Como ya explicamos hace unos meses en relación con la aclamada novela de Jesús Carrasco, a veces, en la simpleza reside la complejidad. Iván Repila (Bilbao, 1978) ha conseguido con su segunda obra, El niño que robó el caballo de Atila, asomarse a la ventana de la pureza narrativa con solo tres elementos: un hermano mayor, un hermano pequeño y un pozo. Un logro que es colosal, más aún si tenemos en cuenta que estamos en la época despótica y un tanto sobreactuada de Juego de tronos y similares.
La trama arranca instantes después de la caída. Dos hermanos, de los que no sabemos siquiera sus nombres, se encuentran atrapados en un pozo seco de unos siete metros de altura. Los jóvenes (yo como lector me hice a la idea de que el mayor rondaría los catorce, mientras que el pequeño los diez) exploran al principio diferentes maneras de escapar, pero todas son un fracaso. Así pues, el cautiverio se hace inevitable por lo que se ven obligados a sobrevivir con los recursos que les ofrece ese pedazo de tierra estéril: Los insectos y las raíces se convierten en su dieta, y el agua terrosa que se filtra por las paredes en su bebida. De esta manera, su mundo se reduce a la mínima expresión haciendo que su propia existencia sea infinitamente más compleja.
Al comienzo del libro hay dos citas que, desde mi punto de vista, deben ser tomadas como llaves interpretativas de un texto a veces complejo. La primera de ellas lleva la firma de la madre del neoliberalismo, Margaret Thatcher, y dice así:
En un sistema de libre comercio y de libre mercado, los países pobres –y la gente pobre— no son pobres porque otros sean ricos. Si los otros fueses menos ricos, los pobres serían, con toda probabilidad, todavía más pobres.
La segunda cita, que corresponde a Bertolt Brecht, colisiona con la primera conformando una especie de oxímoron intertextual:
Llegue a las ciudades en tiempos del desorden,
cuando el hambre reinaba.
Me mezclé entre los hombres en tiempos de rebeldía
y me rebelé con ellos.
Así pasé el tiempo
que me fue concedido en la tierra.

De esta manera, Iván Repila coloca las cartas sobre la mesa y como el mejor de los prestidigitadores juega con el espectador con solo dos naipes. Además de la lectura alegórica marcada por un fuerte compromiso social (ya al principio nos ubica muy bien dónde sucede la historia: “El bosque limita al norte con una cordillera y está rodeado de lagos tan grandes que parecen océanos”), la obra tiene aspectos trascendentales que hacen que sea mucho más que una «narración protesta».

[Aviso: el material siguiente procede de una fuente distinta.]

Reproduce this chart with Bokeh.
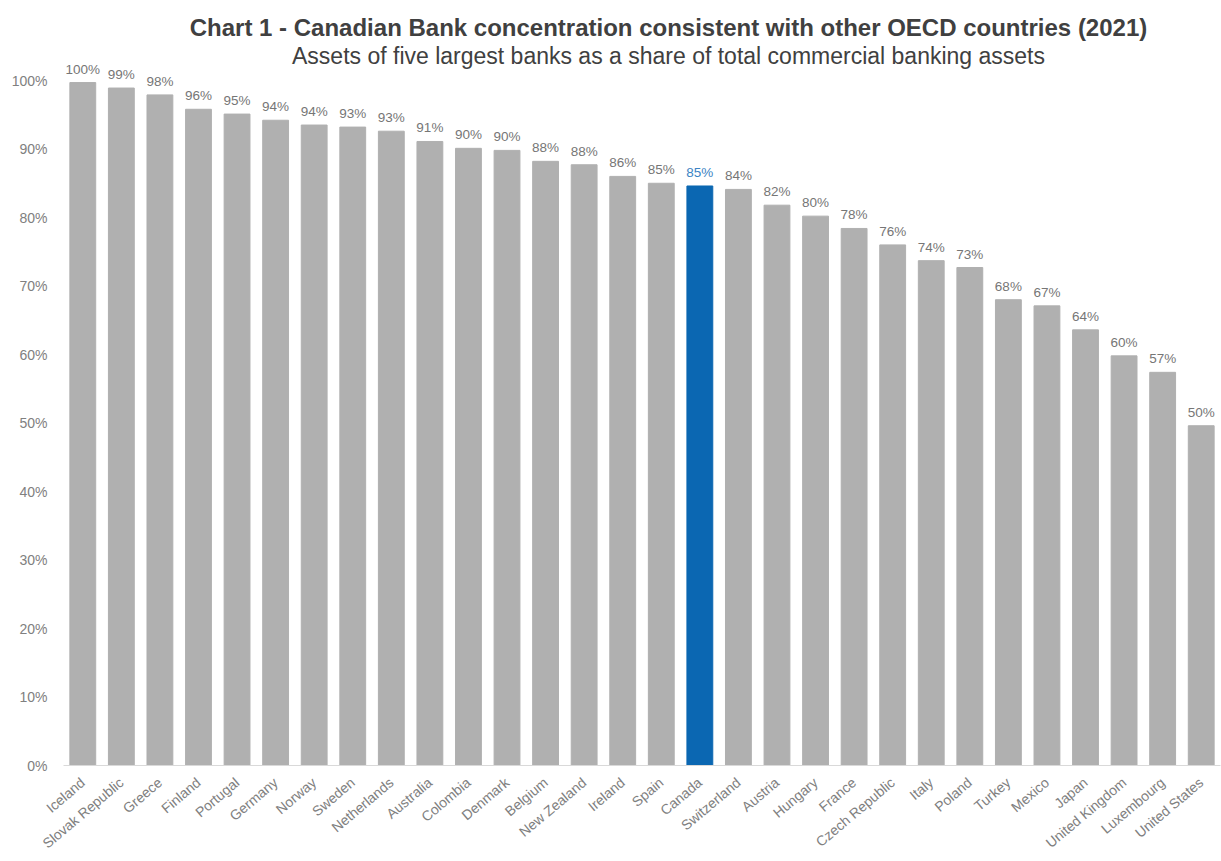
import math
from bokeh.plotting import figure
from bokeh.models import ColumnDataSource, FixedTicker, Range1d, CustomJSTickFormatter, LabelSet, Label
from bokeh.core.properties import field, value
from bokeh.embed import file_html
from bokeh.resources import INLINE

countries = ["Iceland", "Slovak Republic", "Greece", "Finland", "Portugal", "Germany", "Norway",
             "Sweden", "Netherlands", "Australia", "Colombia", "Denmark", "Belgium", "New Zealand",
             "Ireland", "Spain", "Canada", "Switzerland", "Austria", "Hungary", "France",
             "Czech Republic", "Italy", "Poland", "Turkey", "Mexico", "Japan", "United Kingdom",
             "Luxembourg", "United States"]
shares = [99.7, 98.9, 97.9, 95.8, 95.1, 94.2, 93.5, 93.2, 92.6, 91.1, 90.1, 89.8, 88.2, 87.7,
          86.0, 85.0, 84.6, 84.1, 81.8, 80.2, 78.4, 76.0, 73.7, 72.7, 68.0, 67.1, 63.6, 59.8,
          57.4, 49.6]
share_labels = ["100%", "99%", "98%", "96%", "95%", "94%", "94%", "93%", "93%", "91%", "90%", "90%",
                "88%", "88%", "86%", "85%", "85%", "84%", "82%", "80%", "78%", "76%", "74%", "73%",
                "68%", "67%", "64%", "60%", "57%", "50%"]
y_ticks = [0, 10, 20, 30, 40, 50, 60, 70, 80, 90, 100]
highlight = "Canada"
title_text = "Chart 1 - Canadian Bank concentration consistent with other OECD countries (2021)"
subtitle_text = "Assets of five largest banks as a share of total commercial banking assets"

GRAY = "#B0B0B0"
BLUE = "#0B67B2"
bar_colors = [BLUE if c == highlight else GRAY for c in countries]
label_colors = ["#3C84C4" if c == highlight else "#767676" for c in countries]

src = ColumnDataSource(dict(x=countries, y=shares, lab=share_labels, color=bar_colors, lcolor=label_colors))

FONT = "Liberation Sans"

# frame spans the full height above the axis so value labels and titles are not clipped;
# the visible scale (0-100%) is set by the fixed ticker
p = figure(x_range=countries, y_range=Range1d(0, 111.68), width=1221, height=861,
           output_backend="svg", toolbar_location=None, title=None)
p.min_border_left = 63
p.min_border_right = 1
p.min_border_bottom = 96
p.min_border_top = 0

p.vbar(x="x", top="y", width=0.67, color="color", source=src)
labels = LabelSet(x="x", y="y", text="lab", source=src, text_color=field("lcolor"),
                  text_align="center", text_baseline="alphabetic", y_offset=9,
                  text_font=value(FONT), text_font_size=value("13.5px"))
p.add_layout(labels)

# titles (screen units relative to the plot frame)
p.add_layout(Label(x=605, y=738, x_units="screen", y_units="screen", text=title_text,
                   text_align="center", text_baseline="alphabetic", text_font=FONT,
                   text_font_size="24px", text_font_style="bold", text_color="#404040"))
p.add_layout(Label(x=605, y=710, x_units="screen", y_units="screen", text=subtitle_text,
                   text_align="center", text_baseline="alphabetic", text_font=FONT,
                   text_font_size="23px", text_font_style="normal", text_color="#404040"))

p.xgrid.grid_line_color = None
p.ygrid.grid_line_color = None
p.outline_line_color = None

p.yaxis.ticker = FixedTicker(ticks=y_ticks)
p.yaxis.formatter = CustomJSTickFormatter(code="return tick.toFixed(0) + '%';")
p.yaxis.axis_line_color = None
p.yaxis.major_tick_line_color = None
p.yaxis.minor_tick_line_color = None
p.yaxis.major_label_text_font = FONT
p.yaxis.major_label_text_font_size = "14px"
p.yaxis.major_label_text_color = "#808080"
p.yaxis.major_label_standoff = 10

p.xaxis.axis_line_color = "#D9D9D9"
p.xaxis.major_tick_line_color = None
p.xaxis.minor_tick_line_color = None
p.xaxis.major_label_orientation = 0.70
p.xaxis.major_label_text_font = FONT
p.xaxis.major_label_text_font_size = "14px"
p.xaxis.major_label_text_color = "#808080"
p.xaxis.major_label_standoff = 9

open("out.html", "w").write(file_html(p, INLINE))
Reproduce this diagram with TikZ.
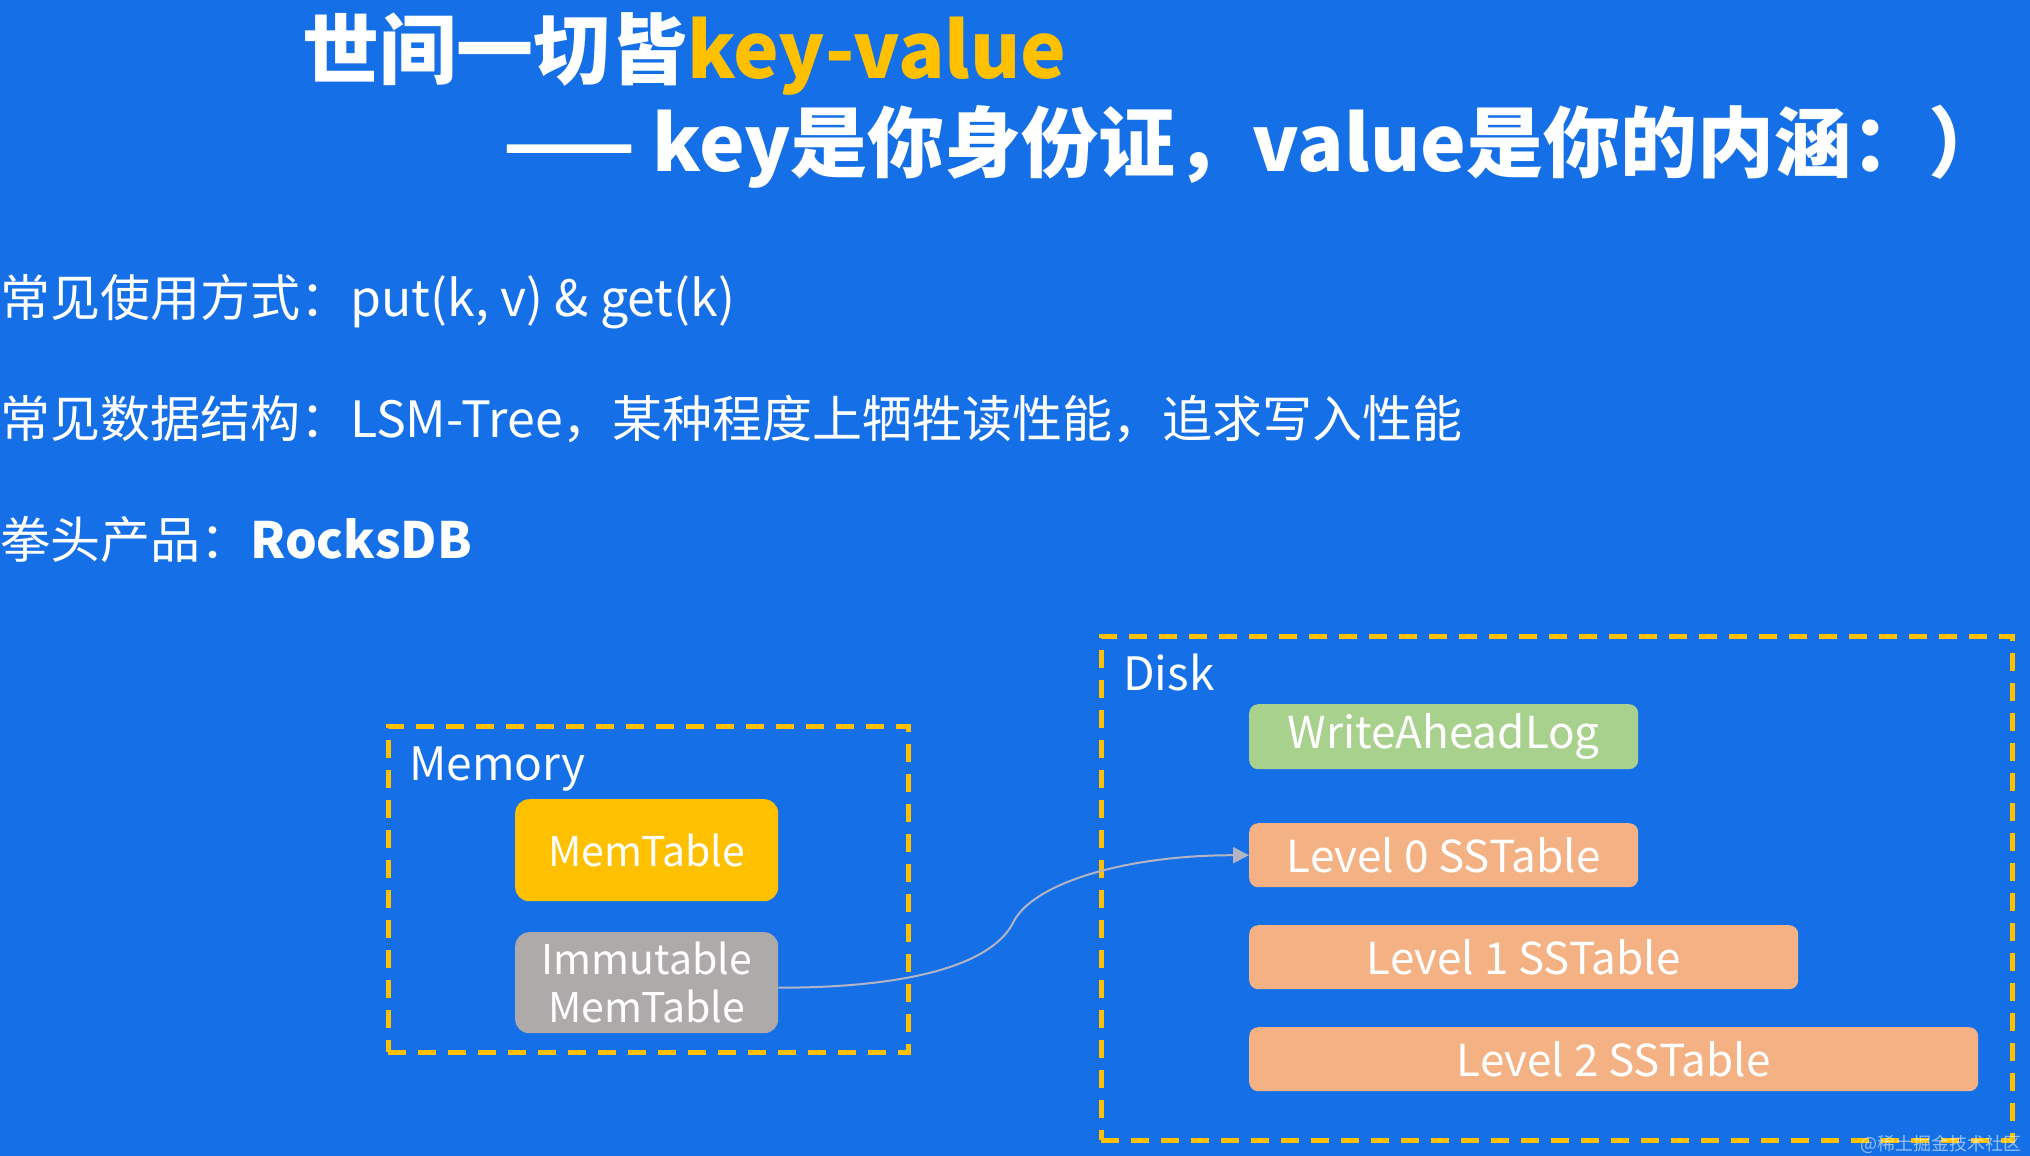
\documentclass[tikz,border=0pt]{standalone}
\usepackage{fontspec}
\setmainfont{Noto Sans CJK SC}
\usepackage{xcolor}
\usetikzlibrary{arrows.meta,positioning,calc}
\definecolor{slideblue}{RGB}{21,112,232}
\definecolor{keyyellow}{RGB}{255,192,0}
\definecolor{walgreen}{RGB}{169,209,142}
\definecolor{sstorange}{RGB}{244,177,131}
\definecolor{immgray}{RGB}{174,170,170}
\definecolor{linkgray}{RGB}{178,180,196}
\tikzset{
  headline/.style={
    anchor=base west,
    inner sep=0pt,
    text=white,
    font=\fontsize{77}{90}\selectfont\bfseries
  },
  bodyline/.style={
    anchor=base west,
    inner sep=0pt,
    text=white,
    font=\fontsize{50}{60}\selectfont
  },
  zonebox/.style={
    rectangle,
    draw=keyyellow,
    line width=4.5pt,
    dash pattern=on 18pt off 12pt,
    anchor=north west,
    inner sep=0pt
  },
  zonelabel/.style={
    anchor=base west,
    inner sep=0pt,
    text=white,
    font=\fontsize{46}{54}\selectfont
  },
  membox/.style={
    rectangle,
    rounded corners=14pt,
    anchor=north west,
    inner sep=0pt,
    minimum width=263pt,
    text=white,
    align=center,
    font=\fontsize{41}{48}\selectfont
  },
  diskbox/.style={
    rectangle,
    rounded corners=9pt,
    anchor=north west,
    inner sep=0pt,
    minimum height=64pt,
    text=white,
    align=center,
    font=\fontsize{44}{52}\selectfont
  },
  linkarrow/.style={
    -{Triangle[length=16pt,width=16pt]},
    line width=2pt,
    draw=linkgray
  }
}

\begin{document}
\begin{tikzpicture}[x=1pt,y=-1pt]
\useasboundingbox (0,0) rectangle (2030,1156);
\fill[slideblue] (0,0) rectangle (2030,1156);

\node[headline] (title) at (302,78) {世间一切皆\textcolor{keyyellow}{key-value}};
\node[headline] (motto) at (503,171) {—— key是你身份证，value是你的内涵：）};

\node[bodyline] (usage) at (0,316) {常见使用方式：put(k, v) \& get(k)};
\node[bodyline] (struct) at (0,437) {常见数据结构：LSM-Tree，某种程度上牺牲读性能，追求写入性能};
\node[bodyline] (product) at (0,558) {拳头产品：\textbf{RocksDB}};

\node[zonebox, minimum width=520pt, minimum height=326pt] (memzone) at (386,724) {};
\node[zonelabel] (memlabel) at (409,780) {Memory};
\node[membox, fill=keyyellow, minimum height=102pt] (memtable) at (515,799) {MemTable};
\node[membox, fill=immgray, minimum height=101pt] (immtable) at (515,932) {Immutable\\MemTable};

\node[zonebox, minimum width=911pt, minimum height=504pt] (diskzone) at (1099,634) {};
\node[zonelabel] (disklabel) at (1123,690) {Disk};
\node[diskbox, fill=walgreen, minimum width=389pt, minimum height=65pt] (wal) at (1249,704) {WriteAheadLog};
\node[diskbox, fill=sstorange, minimum width=389pt] (lvl0) at (1249,823) {Level 0 SSTable};
\node[diskbox, fill=sstorange, minimum width=549pt] (lvl1) at (1249,925) {Level 1 SSTable};
\node[diskbox, fill=sstorange, minimum width=729pt] (lvl2) at (1249,1027) {Level 2 SSTable};

\coordinate (linkstart) at ([yshift=-5pt]immtable.east);
\coordinate (bend) at ($(linkstart)!0.5!(lvl0.west)$);
\draw[linkarrow] (linkstart) .. controls +(135,0) and +(-20,42) .. (bend)
  .. controls +(20,-38) and +(-125,0) .. (lvl0.west);

\node[anchor=east, inner sep=0pt, text=white, opacity=0.55, font=\fontsize{18}{20}\selectfont] (mark) at (2022,1144) {@稀土掘金技术社区};
\end{tikzpicture}
\end{document}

El niño que robo el caballo de Atila reflexiona de manera muy bella sobre dos conceptos: el compromiso y el sacrificio. Dos ideas tan abstractas como inasibles, pero que Repila consigue enjaular en un pozo mediante una fábula sobre la supervivencia, es decir, sobre la vida.
Porque quiero que entiendas que no tengo miedo a morir, no vivo en función de que todo termine. Hay veces en que la vida te propone condiciones tales que el único recurso es un movimiento radical, un sacrificio extraordinario, y yo puedo asumirlo. Lo que no podría soportar, sin embargo, sería verte crecer en una tierra yerma, como este pozo. Un lugar donde morir sin paz por la simple inercia de las civilizaciones, un cementerio en el que marchitarte, como una flor que nunca hará germinar los campos. Es la idea de que te mueras tú lo que hace tan pequeño el mundo (pág. 88).
Ahora ustedes deciden si quieren dar una oportunidad a esta obra. No es fácil de digerir, eso se lo aseguro, y si la ingieren demasiado rápido seguramente produzca en ustedes una diarrea mental de difícil solución. Yo les aconsejo que salgan, que la lean en un parque ahora que comienza el buen tiempo, y que la paladeen lentamente. Como bien explica el Mayor al Pequeño en la novela: “no se podían comer el pájaro, pues sus estómagos reducidos no podrían soportar la digestión de la carne cruda de un animal, sus jugos biliares y sus vísceras”.